27 As Justice O’Connor noted in County of Riverside, constitutional doctrine in this situation must be flexible and pragmatic. A rule that simply imports the 48-hour limit to the extradition context is neither. It conflates situations of unnecessary and suspicious delay with those rooted in the necessities of the situation. Cf. Detlev, F. Vagts, A Reply to “A Critical Evaluation of the Mexican-American Transfer of Penal Sanctions Treaty,” 64 Iowa L. Rev. 325, 33132 (1979)Google Scholar (criticizing constitutional analysis that fails to distinguish foreign criminal judgments issued under conditions wildly contrary to our constitutional traditions from those that merely differ in some relatively minor fashion).

28 It should be enough that the procedures of the requesting state comport with basic notions of fairness. “Foreign powers are not expected to be versed in the niceties of our criminal laws.” Grin v. Shine, 187 U.S. 181, 184 (1902). Furthermore, since under this analysis the foreign determination serves only to delay, not displace, the probable cause determination of the U.S. court, it would appear to be particularly inappropriate to refuse to defer to the determination of the political branches, in entering into and remaining party to the treaty, that the treaty partner’s procedures, including its arrest warrants, reasonably accommodate such concerns.

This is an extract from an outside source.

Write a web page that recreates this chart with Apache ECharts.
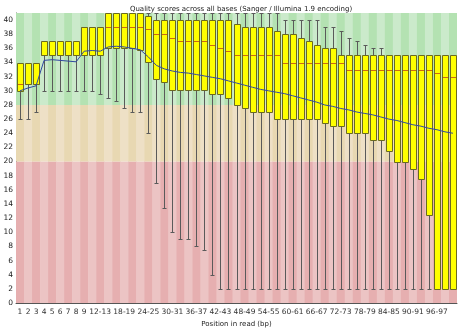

29 Cf. Michigan v. Doran, 439 U.S. 282 (1978) (full faith and credit is required in the context of interstate extradition proceedings).

30 In considering the time required, one may note that in Wiebe, where the process was triggered by the unexpected opportunity of the defendant’s stopover in an American airport, the Spanish authorities were able to provide documentation to the Embassy for authentication in less than two weeks. Wiebe, 733 F.2d 549, 551 (8th Cir. 1984). There might be grounds for questioning not only the 90 days provided for by statute but the 40 days referred to in the treaty, which went into force in 1911, long before the development of modern means of rapid communication.

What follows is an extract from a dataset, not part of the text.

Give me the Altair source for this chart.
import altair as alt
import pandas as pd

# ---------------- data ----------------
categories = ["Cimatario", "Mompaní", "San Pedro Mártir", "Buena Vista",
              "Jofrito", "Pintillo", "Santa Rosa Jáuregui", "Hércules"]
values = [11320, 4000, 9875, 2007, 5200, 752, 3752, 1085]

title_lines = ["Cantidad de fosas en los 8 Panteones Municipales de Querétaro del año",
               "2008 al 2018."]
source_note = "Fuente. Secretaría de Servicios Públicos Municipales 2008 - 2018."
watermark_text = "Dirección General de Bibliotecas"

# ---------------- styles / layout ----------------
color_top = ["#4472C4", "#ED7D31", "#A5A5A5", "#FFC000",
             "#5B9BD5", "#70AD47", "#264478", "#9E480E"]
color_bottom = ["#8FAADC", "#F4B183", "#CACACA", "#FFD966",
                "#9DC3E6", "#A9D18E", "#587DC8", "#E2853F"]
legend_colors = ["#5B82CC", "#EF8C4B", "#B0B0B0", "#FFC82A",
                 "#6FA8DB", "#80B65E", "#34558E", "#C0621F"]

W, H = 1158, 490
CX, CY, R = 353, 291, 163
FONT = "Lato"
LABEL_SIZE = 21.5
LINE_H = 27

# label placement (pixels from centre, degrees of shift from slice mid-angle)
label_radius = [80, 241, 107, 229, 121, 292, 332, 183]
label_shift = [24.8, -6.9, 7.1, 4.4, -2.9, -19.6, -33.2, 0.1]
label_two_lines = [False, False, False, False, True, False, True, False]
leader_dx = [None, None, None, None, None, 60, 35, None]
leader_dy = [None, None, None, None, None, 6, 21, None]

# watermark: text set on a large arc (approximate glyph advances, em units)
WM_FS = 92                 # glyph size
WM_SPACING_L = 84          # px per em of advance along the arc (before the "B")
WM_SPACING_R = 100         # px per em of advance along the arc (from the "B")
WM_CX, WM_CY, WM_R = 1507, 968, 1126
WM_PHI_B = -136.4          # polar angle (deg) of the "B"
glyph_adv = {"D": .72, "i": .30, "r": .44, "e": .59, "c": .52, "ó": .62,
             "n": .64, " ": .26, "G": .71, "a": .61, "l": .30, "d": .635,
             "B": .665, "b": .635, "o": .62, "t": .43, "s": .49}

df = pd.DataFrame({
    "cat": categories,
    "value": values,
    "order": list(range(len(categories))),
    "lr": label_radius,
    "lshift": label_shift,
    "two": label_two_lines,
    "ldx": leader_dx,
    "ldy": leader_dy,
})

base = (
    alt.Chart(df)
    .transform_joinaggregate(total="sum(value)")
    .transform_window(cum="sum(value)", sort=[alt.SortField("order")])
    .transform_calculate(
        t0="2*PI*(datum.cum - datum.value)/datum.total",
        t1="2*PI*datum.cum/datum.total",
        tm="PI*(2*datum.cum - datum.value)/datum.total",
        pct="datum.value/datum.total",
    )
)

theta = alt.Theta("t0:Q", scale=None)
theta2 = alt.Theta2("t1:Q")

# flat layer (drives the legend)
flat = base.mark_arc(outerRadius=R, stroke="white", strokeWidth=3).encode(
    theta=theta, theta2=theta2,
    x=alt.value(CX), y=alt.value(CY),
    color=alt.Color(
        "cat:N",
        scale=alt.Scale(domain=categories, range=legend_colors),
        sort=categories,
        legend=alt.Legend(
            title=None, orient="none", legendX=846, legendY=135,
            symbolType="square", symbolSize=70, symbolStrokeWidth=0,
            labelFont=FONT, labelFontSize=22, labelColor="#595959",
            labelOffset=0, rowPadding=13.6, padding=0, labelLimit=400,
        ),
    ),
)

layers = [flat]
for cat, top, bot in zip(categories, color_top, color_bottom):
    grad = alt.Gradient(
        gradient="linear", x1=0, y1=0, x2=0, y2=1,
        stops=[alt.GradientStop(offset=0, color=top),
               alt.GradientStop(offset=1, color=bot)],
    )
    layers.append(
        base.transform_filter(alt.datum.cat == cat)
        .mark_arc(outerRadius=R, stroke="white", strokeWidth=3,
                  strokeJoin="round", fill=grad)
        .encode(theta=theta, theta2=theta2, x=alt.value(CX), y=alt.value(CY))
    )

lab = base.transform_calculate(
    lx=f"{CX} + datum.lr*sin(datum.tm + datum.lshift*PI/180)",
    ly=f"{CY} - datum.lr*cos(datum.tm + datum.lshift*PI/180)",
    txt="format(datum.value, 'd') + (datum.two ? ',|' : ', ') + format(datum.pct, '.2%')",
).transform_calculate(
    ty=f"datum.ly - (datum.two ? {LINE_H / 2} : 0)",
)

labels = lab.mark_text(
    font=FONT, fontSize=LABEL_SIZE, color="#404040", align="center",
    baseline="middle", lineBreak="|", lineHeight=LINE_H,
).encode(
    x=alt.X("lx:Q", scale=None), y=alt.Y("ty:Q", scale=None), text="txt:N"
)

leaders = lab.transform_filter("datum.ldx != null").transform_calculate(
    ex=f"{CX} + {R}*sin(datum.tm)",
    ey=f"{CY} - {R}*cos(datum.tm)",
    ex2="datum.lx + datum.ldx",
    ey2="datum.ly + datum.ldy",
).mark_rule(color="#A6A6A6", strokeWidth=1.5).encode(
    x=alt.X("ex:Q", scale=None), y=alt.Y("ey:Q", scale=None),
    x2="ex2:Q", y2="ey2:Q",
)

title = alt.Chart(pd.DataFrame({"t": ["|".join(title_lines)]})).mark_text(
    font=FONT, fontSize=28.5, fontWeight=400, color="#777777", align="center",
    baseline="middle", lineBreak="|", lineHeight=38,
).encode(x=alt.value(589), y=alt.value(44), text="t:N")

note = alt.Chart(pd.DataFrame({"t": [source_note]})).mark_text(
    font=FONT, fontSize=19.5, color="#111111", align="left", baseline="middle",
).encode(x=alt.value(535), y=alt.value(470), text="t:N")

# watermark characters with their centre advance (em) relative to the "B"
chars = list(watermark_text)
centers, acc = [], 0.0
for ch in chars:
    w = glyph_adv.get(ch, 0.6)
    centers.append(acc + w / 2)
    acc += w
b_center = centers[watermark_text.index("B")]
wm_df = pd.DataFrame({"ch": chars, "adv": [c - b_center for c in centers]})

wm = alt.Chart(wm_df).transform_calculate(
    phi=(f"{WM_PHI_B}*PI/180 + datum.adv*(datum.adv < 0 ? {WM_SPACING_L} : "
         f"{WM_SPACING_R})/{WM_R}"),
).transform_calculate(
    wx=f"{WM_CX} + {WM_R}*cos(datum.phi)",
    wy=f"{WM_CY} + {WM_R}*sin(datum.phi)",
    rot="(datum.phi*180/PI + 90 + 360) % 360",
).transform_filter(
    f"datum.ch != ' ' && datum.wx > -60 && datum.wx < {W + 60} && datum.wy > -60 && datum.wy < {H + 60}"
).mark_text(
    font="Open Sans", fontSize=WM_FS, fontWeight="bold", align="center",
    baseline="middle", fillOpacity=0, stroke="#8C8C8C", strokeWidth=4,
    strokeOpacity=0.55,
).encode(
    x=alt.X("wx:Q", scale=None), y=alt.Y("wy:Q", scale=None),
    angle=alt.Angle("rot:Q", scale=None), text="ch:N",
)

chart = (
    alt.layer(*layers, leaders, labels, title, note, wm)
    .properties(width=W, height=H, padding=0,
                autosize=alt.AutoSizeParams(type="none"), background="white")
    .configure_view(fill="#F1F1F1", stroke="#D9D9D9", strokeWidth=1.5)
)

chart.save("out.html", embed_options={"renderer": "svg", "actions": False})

Until new treaty provisions are adopted, a court might review a habeas petition claiming unconstitutional delay directly under the constitutional requirement that there not be unreasonable delay. In applying this standard, it should focus, not on the theoretical time limits of the relevant treaty, but on whether both governments are attempting in good faith to provide the supporting documentation in a timely fashion. Cf. County of Riverside, 500 U.S. at 56–57 (a delay beyond 48 hours is permissible under “extraordinary circumstance,” while even a 48-hour delay may be unreasonable if motivated by ill will toward the defendant or delay for delay’s sake).

31 These concerns may be mitigated by the full Ninth Circuit. Parretti was reargued en banc on December 18, 1997.